For all his enthusiasm about what AI can do, James is clear-eyed about what it cannot. A million generated songs a minute, he says, will never replace the thing that makes music matter. “Volume doesn’t replace identity. What makes music special is perspective, your story, your taste, your cultural context. AI can generate options, but it can’t replicate lived experience.” And then, with the confidence of someone who has actually thought this through, “I genuinely believe live music is about to rise more than ever. In India especially, audiences are shifting toward live experiences, and that’s where authenticity really stands out.” A concert ticket, in other words, will always carry more feeling than a playlist. AI can fill your headphones; it cannot fill a room.
Which brings him to perhaps the most paradoxical of his projects, FAIMOUS, a platform using AI to protect artists from AI. As deepfakes grow slicker and voice-cloning becomes trivially easy, the Indian music industry faces an identity crisis, quite literally. “With FAIMOUS, the focus is on identity protection and controlled usage,” James says. “As AI makes replication easier, it’s critical to build systems where artists have ownership over their voice, likeness, and creative output.
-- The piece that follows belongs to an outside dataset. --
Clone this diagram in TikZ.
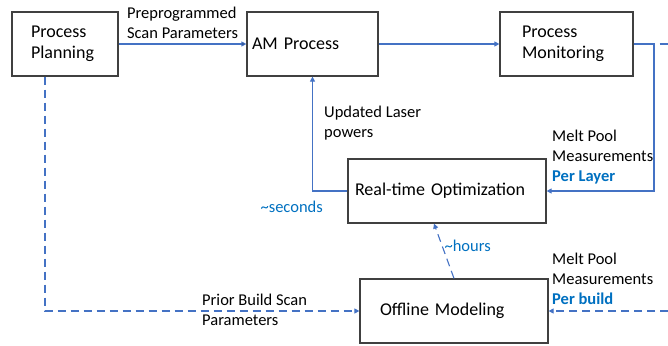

It’s about enabling ethical, authorised use, not just preventing misuse.” Using the tools of disruption to defend against disruption is a very 21st century sort of paradox, and one James appears entirely unbothered by.
“Just do the hard part, it’s not that deep.”
At the end of all of it, the choir experiments and the AI glitches, the legendary collaborators and the deepfake battles, the composing and the coding and the effort to look serious, we ask him what he would tell a young artist who is afraid that AI will take their job. He thinks for approximately no time at all.
“Just do the hard part, it’s not that deep.”
Five words, delivered with the easy confidence of someone who has already stopped worrying and started building. Which, when you think about it, is the most useful piece of career advice that any algorithm, artificial or otherwise, could ever generate.